L'attacco di Pogacar sul Monte Pana è sembrato quasi svogliato, in un certo senso obbligato dalla situazione contingente. E per questo ancor più impressionante nella sua naturalezza. Pogacar ha dato l'impressione di provare a portarsi dietro il giovanissimo Giulio Pellizzari, l'ultimo fuggitivo a essere raggiunto, ma il suo ritmo era insopportabile per chiunque pur non forzando la mano. Così, quasi per caso, forse involontariamente, è arrivata la sua quinta vittoria di tappa in questo Giro d'Italia; un bottino enorme che suggella un dominio che è parso incontrastabile per chiunque. Una sensazione che sembra essere ben chiara anche nella testa di Pogacar che a tratti è sembrato agire mosso più da uno strano senso del dovere che da una reale necessità tattica, come fosse un sovrano annoiato.

Dopo il traguardo, Pellizzari è andato da Pogacar a chiedergli gli occhiali e ha rimediato anche la sua maglia rosa.

Verso il Tour

Queste ultime tappe, con il Giro d’Italia già in tasca, probabilmente serviranno a Pogacar più per testare se stesso in vista del Tour de France che non ad accumulare ulteriori minuti di vantaggio in classifica. Certamente se dovesse presentarsi l’occasione, magari nella tappa del Monte Grappa di sabato, potrebbe approfittarne per portarsi a casa un’altra tappa ma è difficile pensare a una maglia rosa che si lancia in quegli attacchi scriteriati cui ci ha abituato in questi anni. L’obiettivo di Pogacar è adesso finalizzare quella doppietta Giro-Tour che lo proietterebbe davvero - ancor di più - nell’Olimpo del ciclismo, scrivendo il suo nome accanto agli eroi che l’hanno preceduto: Fausto Coppi, Jacques Anquetil, Eddy Merckx, Bernard Hinault, Stephen Roche, Miguel Indurain, Marco Pantani. Sette nomi, che gli appassionati ripetono a mente come una filastrocca, senza mai saltarne uno.

L’ottavo potrebbe essere proprio Tadej Pogacar. Non è scontato né sarà semplice, nonostante tutto. Dal 1998 in poi ci hanno provato alcuni dei migliori interpreti delle grandi corse a tappe dei rispettivi periodi: Alberto Contador nel 2015, Chris Froome nel 2018, Tom Dumoulin nello stesso anno. Tutti hanno fallito, per un motivo o per l’altro. Vuoi perché ci hanno provato in un momento di carriera non ottimale - come il Contador del 2015 che aveva già imboccato la fase calante della sua carriera -, vuoi perché qualcun altro si è messo di traverso, come Froome e Dumoulin che nel tentativo si sono pestati i piedi a vicenda lasciando che Geraint Thomas ne approfittasse per prendersi un’inaspettata vittoria al Tour de France.

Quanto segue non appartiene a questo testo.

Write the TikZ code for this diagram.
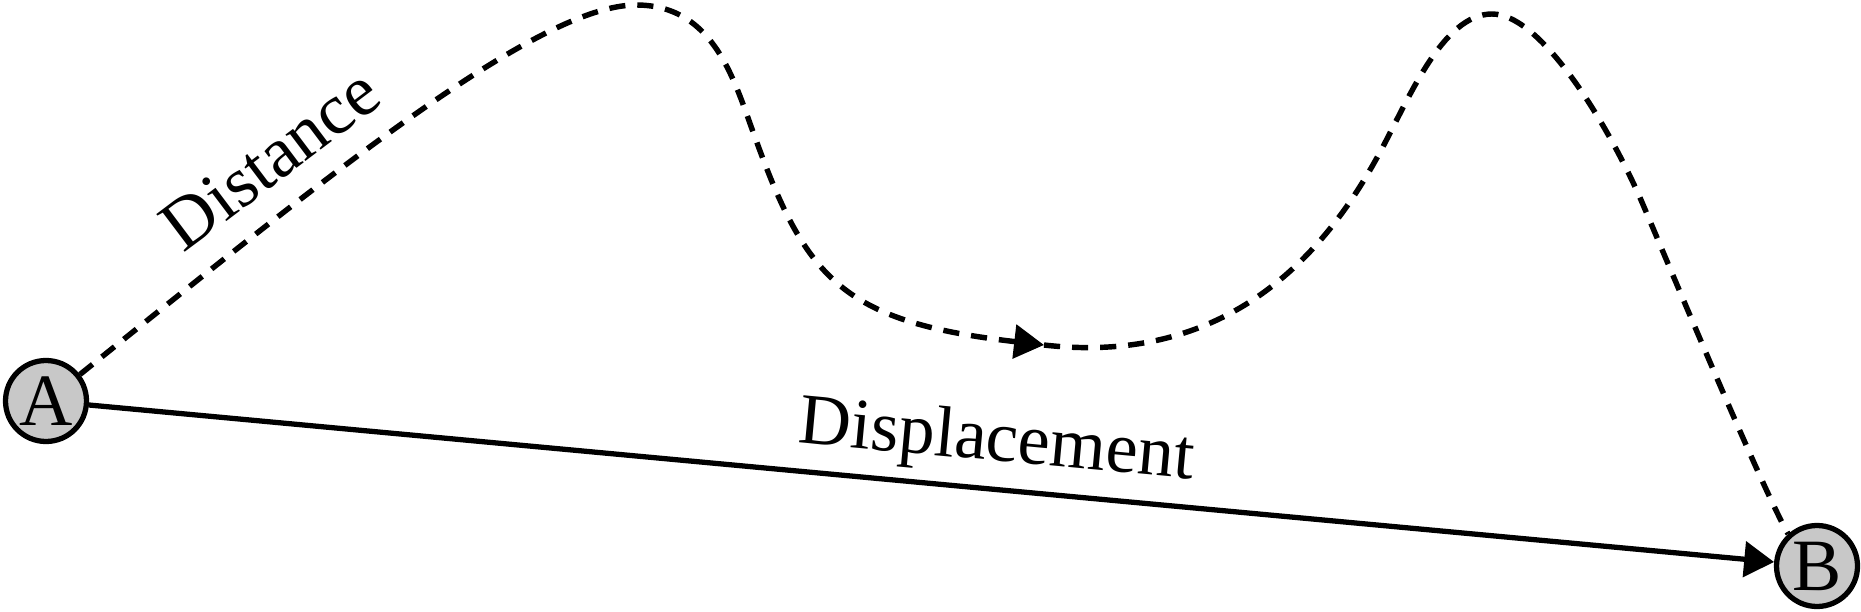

Quell’anno Chris Froome aveva vinto il Giro d’Italia ma faticando molto più del previsto. Due cadute nelle prime tappe, per quanto leggere, e uno straordinario Simon Yates in stato di grazia l’avevano costretto a inseguire e a doversi inventare quell’impresa solitaria sul Colle delle Finestre che ribaltò la classifica generale con una fuga di 80 chilometri nella penultima tappa di montagna. Al Tour de France, Froome pagò lo sforzo e non fu in grado nemmeno di scavalcare Tom Dumoulin in classifica generale, rischiando anzi di perdere il terzo gradino del podio a vantaggio di un emergente Primoz Roglic.

Tadej Pogacar può aver imparato dall’esperienza altrui. Ha chiuso la pratica molto presto e ora si sta forse limitando a gestire, provando ogni tanto qualche cambio di ritmo, qualche forcing qua e là ma senza strafare per non gettare al vento troppe energie. Una strategia nata ben prima del Giro, perché lo sloveno si è presentato al via di Torino con soltanto 10 giorni di gara nelle gambe; pochissimi rispetto ai suoi avversari, ma anche rispetto ai vincitori del passato. Roglic, che pure aveva corso poco, nel 2023 si presentò con 14 giorni di gara; Chris Froome nel 2018 ne aveva già fatti 17 prima di arrivare al Giro. Pogacar invece ha ridotto al minimo i suoi altri appuntamenti stagionali proprio per risparmiare energie e focalizzarsi sull’allenamento, per arrivare pronto e senza troppe scorie nelle gambe sia al Giro ma soprattutto al Tour de France che partirà da Firenze il prossimo 29 giugno.

Fra il Giro e il Tour quindi Pogacar correrà pochissimo, si allenerà in altura, cercherà di recuperare il più possibile dalle fatiche del Giro - che anche se dominato comunque comporta un enorme sforzo psicofisico per un uomo di classifica che vive tutte le 21 tappe sull’attenti. Poi si presenterà a Firenze, 34 giorni dopo essersi vestito di rosa sul podio di Roma, pronto ad affrontare Remco Evenepoel, Primoz Roglic e un Jonas Vingegaard reduce da un bruttissimo infortunio al Giro dei Paesi Baschi ad aprile ma che è tornato in sella a tempo di record e sta provando ad arrivare alla Grande Boucle nelle migliori condizioni possibili.

Sarà una battaglia all’ultimo sangue, piena di insidie, in cui Tadej Pogacar dovrà affrontare avversari di un livello superiore rispetto a quelli che ha sconfitto al Giro d’Italia. Se ci dovesse riuscire, se dovesse quindi centrare la storica doppietta Giro-Tour a 26 anni di distanza da Marco Pantani, entrerebbe nella storia del ciclismo dalla porta principale. E a quel punto tutti i discorsi sul suo dominio, sui motivi reali della sua superiorità, sulla forza effettiva dei suoi avversari, diventeranno rumore di fondo prima di sparire per sempre. Relegati in un archivio che chissà forse qualcuno, come me, aprirà tra qualche anno per cercare di spiegare il presente guardando al passato con gli occhi di chi ha visto la storia compiersi.